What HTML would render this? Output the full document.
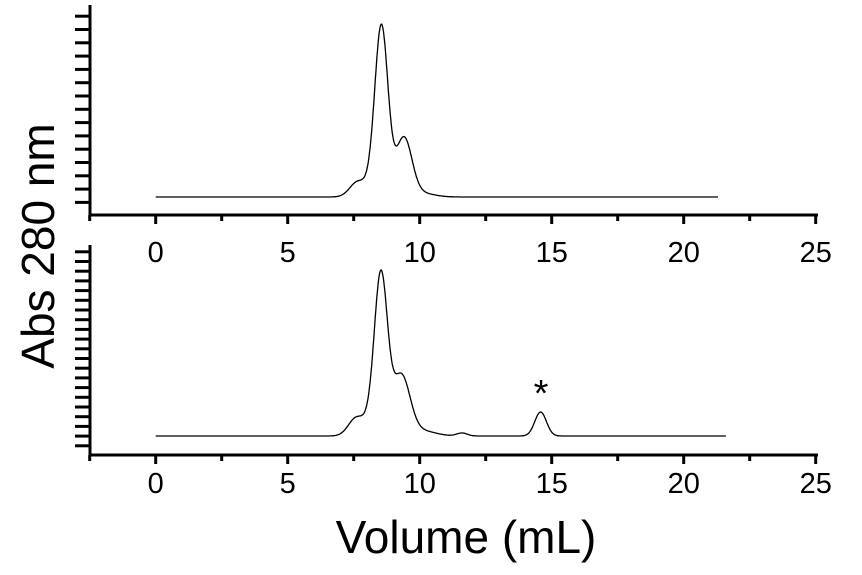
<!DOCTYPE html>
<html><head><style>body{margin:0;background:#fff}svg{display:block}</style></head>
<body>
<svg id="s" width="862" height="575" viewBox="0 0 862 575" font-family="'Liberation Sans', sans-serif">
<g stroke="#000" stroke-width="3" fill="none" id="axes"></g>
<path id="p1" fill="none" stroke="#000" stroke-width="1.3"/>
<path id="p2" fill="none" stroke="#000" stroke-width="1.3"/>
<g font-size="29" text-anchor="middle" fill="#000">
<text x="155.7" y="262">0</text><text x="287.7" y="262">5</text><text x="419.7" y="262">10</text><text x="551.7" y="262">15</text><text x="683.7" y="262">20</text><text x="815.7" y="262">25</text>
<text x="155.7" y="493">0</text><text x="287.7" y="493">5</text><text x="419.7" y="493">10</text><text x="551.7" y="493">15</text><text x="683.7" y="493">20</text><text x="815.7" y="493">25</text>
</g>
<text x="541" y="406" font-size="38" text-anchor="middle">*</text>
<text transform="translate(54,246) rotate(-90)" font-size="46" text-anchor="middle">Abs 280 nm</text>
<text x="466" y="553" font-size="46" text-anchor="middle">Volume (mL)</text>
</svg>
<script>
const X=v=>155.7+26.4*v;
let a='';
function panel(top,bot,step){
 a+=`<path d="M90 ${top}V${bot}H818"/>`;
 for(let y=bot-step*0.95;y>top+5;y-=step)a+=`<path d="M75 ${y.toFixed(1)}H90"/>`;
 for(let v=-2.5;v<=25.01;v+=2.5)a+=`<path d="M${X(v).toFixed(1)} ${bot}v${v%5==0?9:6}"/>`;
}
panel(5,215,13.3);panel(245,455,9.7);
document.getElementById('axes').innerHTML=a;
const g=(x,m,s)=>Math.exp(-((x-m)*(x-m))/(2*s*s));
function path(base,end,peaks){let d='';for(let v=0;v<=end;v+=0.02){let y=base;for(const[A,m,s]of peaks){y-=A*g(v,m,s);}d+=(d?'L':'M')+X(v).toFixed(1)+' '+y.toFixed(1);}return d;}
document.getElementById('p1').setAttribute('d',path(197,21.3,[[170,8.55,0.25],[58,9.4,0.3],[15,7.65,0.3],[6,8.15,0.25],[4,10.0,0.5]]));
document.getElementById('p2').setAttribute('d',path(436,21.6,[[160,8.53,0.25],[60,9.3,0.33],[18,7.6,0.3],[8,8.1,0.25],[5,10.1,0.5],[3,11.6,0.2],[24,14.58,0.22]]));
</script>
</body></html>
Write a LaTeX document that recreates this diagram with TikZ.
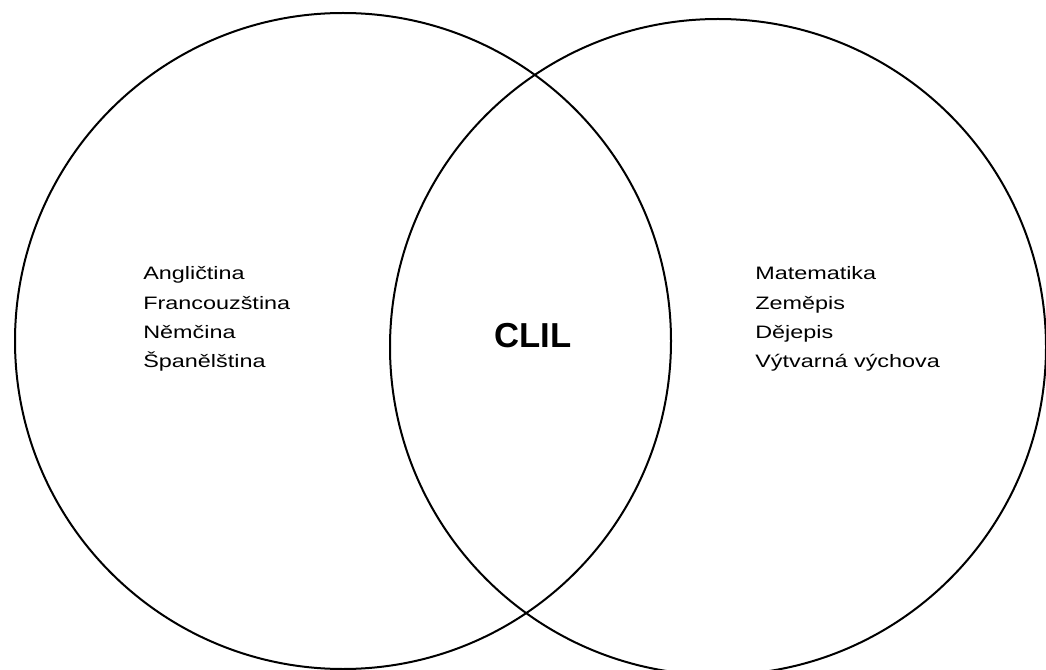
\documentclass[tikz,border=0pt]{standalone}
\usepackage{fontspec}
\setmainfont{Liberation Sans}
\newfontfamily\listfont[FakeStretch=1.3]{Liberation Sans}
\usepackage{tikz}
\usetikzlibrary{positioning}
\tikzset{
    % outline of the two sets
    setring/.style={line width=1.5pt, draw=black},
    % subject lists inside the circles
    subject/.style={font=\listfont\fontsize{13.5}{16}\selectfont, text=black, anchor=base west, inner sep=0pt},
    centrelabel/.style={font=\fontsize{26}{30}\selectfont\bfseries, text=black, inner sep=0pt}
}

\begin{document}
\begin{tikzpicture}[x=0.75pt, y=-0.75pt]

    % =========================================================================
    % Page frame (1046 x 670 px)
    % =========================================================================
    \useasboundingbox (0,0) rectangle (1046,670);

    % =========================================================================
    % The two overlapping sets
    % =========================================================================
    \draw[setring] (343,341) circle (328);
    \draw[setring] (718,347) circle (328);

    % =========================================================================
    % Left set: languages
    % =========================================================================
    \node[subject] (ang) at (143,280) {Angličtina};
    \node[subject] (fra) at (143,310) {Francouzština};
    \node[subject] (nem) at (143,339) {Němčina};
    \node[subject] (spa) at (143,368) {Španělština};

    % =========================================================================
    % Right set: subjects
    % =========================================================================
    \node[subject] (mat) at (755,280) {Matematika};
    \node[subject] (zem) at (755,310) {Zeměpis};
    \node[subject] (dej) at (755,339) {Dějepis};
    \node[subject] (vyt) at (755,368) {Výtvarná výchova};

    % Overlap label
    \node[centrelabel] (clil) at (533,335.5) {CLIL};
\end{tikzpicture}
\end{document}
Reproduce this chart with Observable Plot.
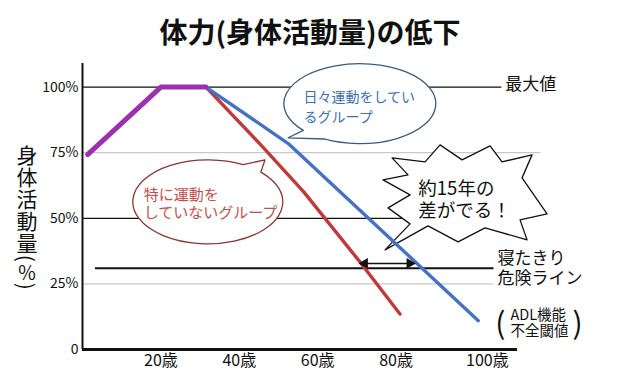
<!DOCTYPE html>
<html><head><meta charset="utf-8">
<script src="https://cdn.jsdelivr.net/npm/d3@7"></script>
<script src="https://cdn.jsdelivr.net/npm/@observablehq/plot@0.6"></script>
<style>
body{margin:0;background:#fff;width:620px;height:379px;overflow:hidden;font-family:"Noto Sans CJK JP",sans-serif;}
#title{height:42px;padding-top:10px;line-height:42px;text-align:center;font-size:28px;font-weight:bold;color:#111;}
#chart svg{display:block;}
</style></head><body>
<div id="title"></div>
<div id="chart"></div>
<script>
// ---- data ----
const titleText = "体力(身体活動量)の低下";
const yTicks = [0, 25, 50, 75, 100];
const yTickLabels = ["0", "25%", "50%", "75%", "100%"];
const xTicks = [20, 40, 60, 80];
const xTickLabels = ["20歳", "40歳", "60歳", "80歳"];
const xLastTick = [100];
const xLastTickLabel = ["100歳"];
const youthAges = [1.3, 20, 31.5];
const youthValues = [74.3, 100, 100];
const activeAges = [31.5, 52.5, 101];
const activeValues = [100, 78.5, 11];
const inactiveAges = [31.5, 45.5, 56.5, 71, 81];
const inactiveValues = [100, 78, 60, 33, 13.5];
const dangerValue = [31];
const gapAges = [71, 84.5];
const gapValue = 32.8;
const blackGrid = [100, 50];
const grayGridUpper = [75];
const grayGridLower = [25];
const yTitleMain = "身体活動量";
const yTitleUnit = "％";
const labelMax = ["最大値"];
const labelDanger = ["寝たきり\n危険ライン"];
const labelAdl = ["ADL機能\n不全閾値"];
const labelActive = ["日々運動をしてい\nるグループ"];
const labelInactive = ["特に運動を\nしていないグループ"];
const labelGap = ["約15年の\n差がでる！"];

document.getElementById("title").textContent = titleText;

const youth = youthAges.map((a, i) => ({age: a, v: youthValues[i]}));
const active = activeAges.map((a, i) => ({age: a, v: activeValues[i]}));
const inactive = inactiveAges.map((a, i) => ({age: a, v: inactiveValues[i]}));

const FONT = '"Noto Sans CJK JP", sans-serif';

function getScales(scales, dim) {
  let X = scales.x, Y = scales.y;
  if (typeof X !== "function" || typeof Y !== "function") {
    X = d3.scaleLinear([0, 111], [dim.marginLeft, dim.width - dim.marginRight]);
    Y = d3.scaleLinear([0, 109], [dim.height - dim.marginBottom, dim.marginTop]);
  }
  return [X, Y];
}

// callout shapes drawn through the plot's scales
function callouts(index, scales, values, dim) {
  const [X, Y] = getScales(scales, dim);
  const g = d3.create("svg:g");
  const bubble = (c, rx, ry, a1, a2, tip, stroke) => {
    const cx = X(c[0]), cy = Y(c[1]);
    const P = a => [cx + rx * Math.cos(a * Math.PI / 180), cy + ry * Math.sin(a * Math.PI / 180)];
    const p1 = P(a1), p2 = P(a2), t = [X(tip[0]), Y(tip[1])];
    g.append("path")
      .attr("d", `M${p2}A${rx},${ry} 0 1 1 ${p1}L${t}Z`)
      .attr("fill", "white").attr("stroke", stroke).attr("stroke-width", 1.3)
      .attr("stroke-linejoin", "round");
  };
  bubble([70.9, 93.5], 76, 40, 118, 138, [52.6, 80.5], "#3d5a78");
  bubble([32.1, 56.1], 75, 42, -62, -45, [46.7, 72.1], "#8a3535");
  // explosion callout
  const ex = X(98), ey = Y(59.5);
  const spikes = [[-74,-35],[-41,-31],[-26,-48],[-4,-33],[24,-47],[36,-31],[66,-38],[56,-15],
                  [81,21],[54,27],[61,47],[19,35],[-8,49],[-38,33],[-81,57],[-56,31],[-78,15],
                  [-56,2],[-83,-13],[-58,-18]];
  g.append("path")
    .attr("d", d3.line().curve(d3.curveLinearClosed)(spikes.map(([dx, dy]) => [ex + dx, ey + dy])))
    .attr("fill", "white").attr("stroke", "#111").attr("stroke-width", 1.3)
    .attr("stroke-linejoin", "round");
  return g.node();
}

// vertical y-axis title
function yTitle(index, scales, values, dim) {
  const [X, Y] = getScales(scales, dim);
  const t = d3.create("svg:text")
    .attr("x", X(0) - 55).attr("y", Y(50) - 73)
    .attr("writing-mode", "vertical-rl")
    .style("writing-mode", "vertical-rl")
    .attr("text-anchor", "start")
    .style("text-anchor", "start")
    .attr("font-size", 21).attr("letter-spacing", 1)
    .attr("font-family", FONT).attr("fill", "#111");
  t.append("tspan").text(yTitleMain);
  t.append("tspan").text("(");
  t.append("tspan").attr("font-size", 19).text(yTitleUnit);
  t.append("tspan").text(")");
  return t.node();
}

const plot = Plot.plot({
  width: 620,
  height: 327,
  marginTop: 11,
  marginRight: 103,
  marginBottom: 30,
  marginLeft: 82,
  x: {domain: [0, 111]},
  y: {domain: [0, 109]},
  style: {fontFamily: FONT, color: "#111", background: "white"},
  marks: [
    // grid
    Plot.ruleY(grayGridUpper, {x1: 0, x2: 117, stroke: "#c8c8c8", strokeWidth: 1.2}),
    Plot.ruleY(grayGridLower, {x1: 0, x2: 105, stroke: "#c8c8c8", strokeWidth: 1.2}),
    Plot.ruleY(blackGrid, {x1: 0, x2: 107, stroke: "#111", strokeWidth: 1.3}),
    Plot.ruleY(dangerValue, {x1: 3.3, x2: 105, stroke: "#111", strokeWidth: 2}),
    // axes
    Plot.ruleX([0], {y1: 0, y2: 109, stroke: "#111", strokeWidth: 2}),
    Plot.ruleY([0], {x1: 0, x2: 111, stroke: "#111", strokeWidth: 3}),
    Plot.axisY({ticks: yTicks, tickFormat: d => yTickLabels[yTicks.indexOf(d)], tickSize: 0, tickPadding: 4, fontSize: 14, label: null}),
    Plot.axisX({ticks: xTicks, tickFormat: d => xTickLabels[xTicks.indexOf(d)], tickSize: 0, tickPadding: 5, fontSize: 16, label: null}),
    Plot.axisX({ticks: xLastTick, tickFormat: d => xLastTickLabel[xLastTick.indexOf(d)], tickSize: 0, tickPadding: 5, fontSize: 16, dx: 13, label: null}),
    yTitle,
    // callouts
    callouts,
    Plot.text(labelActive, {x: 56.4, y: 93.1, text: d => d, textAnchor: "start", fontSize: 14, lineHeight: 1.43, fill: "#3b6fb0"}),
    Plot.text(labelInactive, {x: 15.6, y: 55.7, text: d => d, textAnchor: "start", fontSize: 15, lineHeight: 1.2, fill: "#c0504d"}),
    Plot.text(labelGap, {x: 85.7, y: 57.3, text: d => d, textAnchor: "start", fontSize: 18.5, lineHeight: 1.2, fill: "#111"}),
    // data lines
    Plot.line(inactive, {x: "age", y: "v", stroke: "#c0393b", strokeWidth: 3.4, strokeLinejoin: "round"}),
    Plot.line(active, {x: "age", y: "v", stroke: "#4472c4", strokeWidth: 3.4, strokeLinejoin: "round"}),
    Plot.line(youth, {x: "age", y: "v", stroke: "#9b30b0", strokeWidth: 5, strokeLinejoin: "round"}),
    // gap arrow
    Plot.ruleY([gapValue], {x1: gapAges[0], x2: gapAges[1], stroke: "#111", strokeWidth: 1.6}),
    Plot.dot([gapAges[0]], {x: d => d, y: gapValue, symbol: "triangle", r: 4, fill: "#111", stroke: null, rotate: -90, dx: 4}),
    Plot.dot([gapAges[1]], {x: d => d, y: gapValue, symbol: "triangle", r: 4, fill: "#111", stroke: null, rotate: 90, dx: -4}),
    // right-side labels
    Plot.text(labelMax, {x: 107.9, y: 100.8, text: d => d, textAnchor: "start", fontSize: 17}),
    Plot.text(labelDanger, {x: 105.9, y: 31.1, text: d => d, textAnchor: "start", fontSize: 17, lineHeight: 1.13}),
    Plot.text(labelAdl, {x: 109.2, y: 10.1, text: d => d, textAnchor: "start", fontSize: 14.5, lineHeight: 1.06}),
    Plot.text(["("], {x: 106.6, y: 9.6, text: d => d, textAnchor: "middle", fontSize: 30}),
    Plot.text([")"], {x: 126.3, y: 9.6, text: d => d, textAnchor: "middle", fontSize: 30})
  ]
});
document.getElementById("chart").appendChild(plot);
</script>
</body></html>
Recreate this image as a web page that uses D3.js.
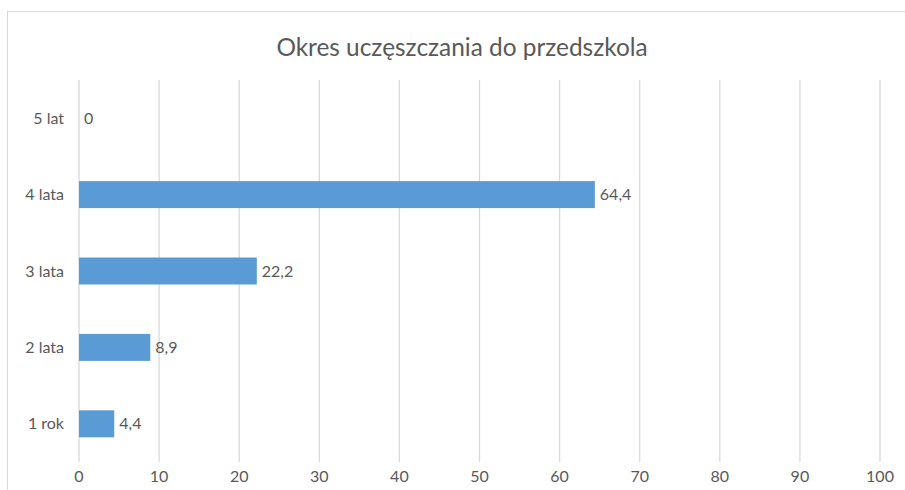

BRIEF:
Skip the pictures. Set down only the lines from the one containing "Write a LaTeX" through the one containing "(718,347) circle (328);", exactly as they appear, ends included.

ANSWER TO THIS EXERCISE:
Write a LaTeX document that recreates this diagram with TikZ.
\documentclass[tikz,border=0pt]{standalone}
\usepackage{fontspec}
\setmainfont{Liberation Sans}
\newfontfamily\listfont[FakeStretch=1.3]{Liberation Sans}
\usepackage{tikz}
\usetikzlibrary{positioning}
\tikzset{
    % outline of the two sets
    setring/.style={line width=1.5pt, draw=black},
    % subject lists inside the circles
    subject/.style={font=\listfont\fontsize{13.5}{16}\selectfont, text=black, anchor=base west, inner sep=0pt},
    centrelabel/.style={font=\fontsize{26}{30}\selectfont\bfseries, text=black, inner sep=0pt}
}

\begin{document}
\begin{tikzpicture}[x=0.75pt, y=-0.75pt]

    % =========================================================================
    % Page frame (1046 x 670 px)
    % =========================================================================
    \useasboundingbox (0,0) rectangle (1046,670);

    % =========================================================================
    % The two overlapping sets
    % =========================================================================
    \draw[setring] (343,341) circle (328);
    \draw[setring] (718,347) circle (328);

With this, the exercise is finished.